Designed to test the safety of Ford's auto factories, Santos is a virtual avatar that can mimic and record all the physical strains and pains that plague us poor humans. By reaching, lifting, and stretching in his own virtual world, he can provide feedback on how those activities might affect an actual person.
Initially created for the U.S. Department of Defense to help find ways to relieve physical strain on soldiers, Santos is now working at Ford testing the ergonomics of assembly lines. His job is to perform the same physical tasks that a factory worker would perform when building a car to gauge their impact on the human body. The automaker's goal is to improve the quality and safety of its factories before assembly lines are even created.
Santos, who's now going through a test period at Ford, joins the company's other digital avatars known as Jack and Jill in simulating strenuous tasks on the job.
"Creating the safest and most ergonomic way to build a vehicle is a trial-and-error process--in recent years technology has allowed this process to happen in the virtual world," Allison Stephens, ergonomics technical specialist with Ford's Vehicle Operations Manufacturing Engineering, said in a statement. "Santos takes this to a new level. He can perform a task and tell us whether over months and years it will cause back strain, for example, and we can make adjustments until we find the optimal way to get the job done."

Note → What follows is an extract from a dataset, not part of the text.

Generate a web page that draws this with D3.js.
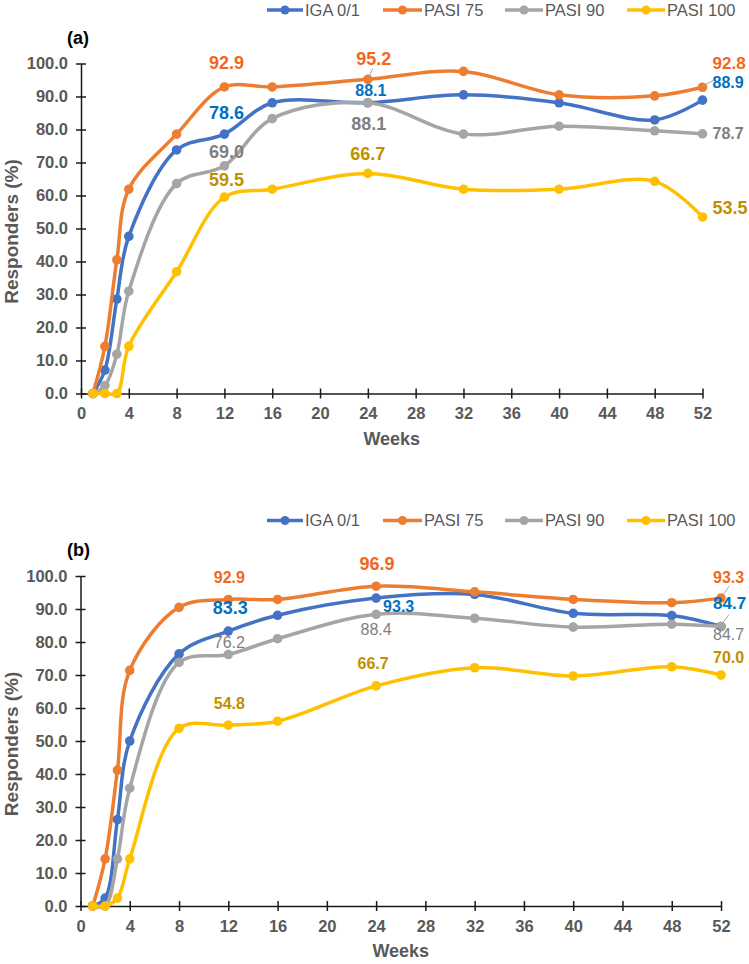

But Santos isn't just a body. He's got brains too. He can walk, talk, answer questions, and work autonomously. Santos was born at the University of Iowa as part of the Defense Department's Virtual Soldier Research (VSR) project. Before giving him life, his creator, SantosHuman Inc., spent many years studying modeling, robotics, and multi-body dynamics--which analyzes how parts of the body move and react to different forces.
Santos comes with a virtual but complete biomechanical set of muscles to offer feedback on fatigue, speed, strength, and torque. As such, he's subject to the same laws of physics that affect us in the real world.
"This software is a new experience--you can get feedback," Tim Marler, a VSR senior research scientist, said in a statement. "You can see body strength in real time. You can see fatigue. When you have that ability to see motion, to predict motion, you can work that into your designs and programs."
The Defense Department has been working on the virtual solider project with the University of Iowa since 2004. After learning of Santos, Ford then stepped in three years ago.
Stephens has collaborated with GM and Chrysler to share some of the cost. Each automaker has spent $500,000 on the project over the past three years, while the federal government has kicked in around $10 million toward development.
Though Santos is still in the testing phase, Stephens believes it will ultimately help Ford advance in making its factories more ergonomic.
"The human body is amazing, and we're always learning something new," Stephens said. "The better we understand the human body, the better we can create a safer, ergonomically correct workplace."